Something that's been on my mind for a while now is shared moderation - instead of having a few moderators who deal with everything, distribute the moderation load across all users. Every user might only have to review a couple posts a day or whatever, so it should be a negligible burden, and send each post that requires moderation to multiple users so that if there's disagreement it can be pushed to more senior/trusted users.

This is specifically in the context of a niche hobby website where the rules are simple and identifying rule-breaking content is easy. I'm not sure it would work on something with universal scope like Reddit or Facebook, but I'd rather we see more focused communities anyway.

  • I dont know if it's true or not. But I remember reading about this person who would do the community reports for cheating for a game like cs or something. They had numerous bot accounts and spent a hour a day on it. Set up in a way that when they reviewed a video the bots would do the same.

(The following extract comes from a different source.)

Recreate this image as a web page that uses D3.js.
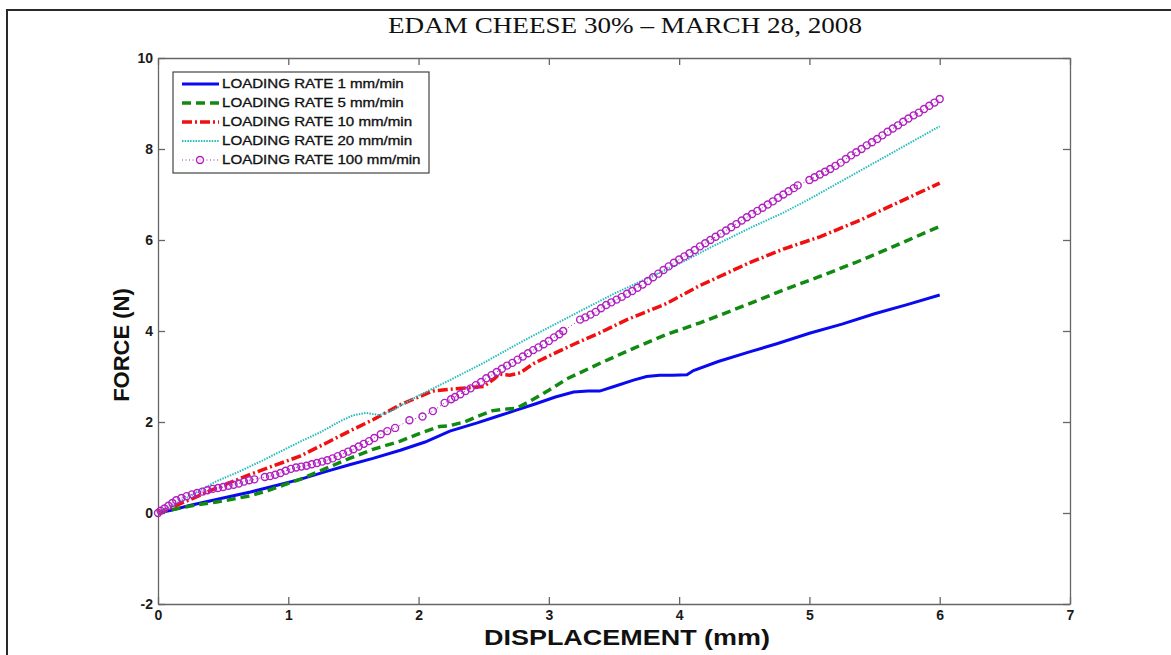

    But all the while they were doing legitimate reporting, when they came across their real cheating account they'd report not cheating. And supposedly this person got away with it for years for having good reputable community reporting with high alignment scores.

    I know 1 exception doesnt mean it's not worth it. But we must acknowledge the potential abuse. Id still rather have 1 occasionally ambitious abuser over countless low effort ones.

    • Yeah I can definitely see that being a threat model. In the gaming case I think it's harder because it's more of a general reputation system and it's based on how people feel while playing with you, whereas for a website every post can be reviewed by multiple parties and the evidence is right there. But certainly I would still expect some people to try to maximize their reputation and use that to push through content that should be more heavily moderated, and in the degenerate case the bad actors comprise so much of the userbase that they peer review their own content.

I really miss the phpBB forum days. Early 2000s. It's not just nostalgia. It truly was a better experience.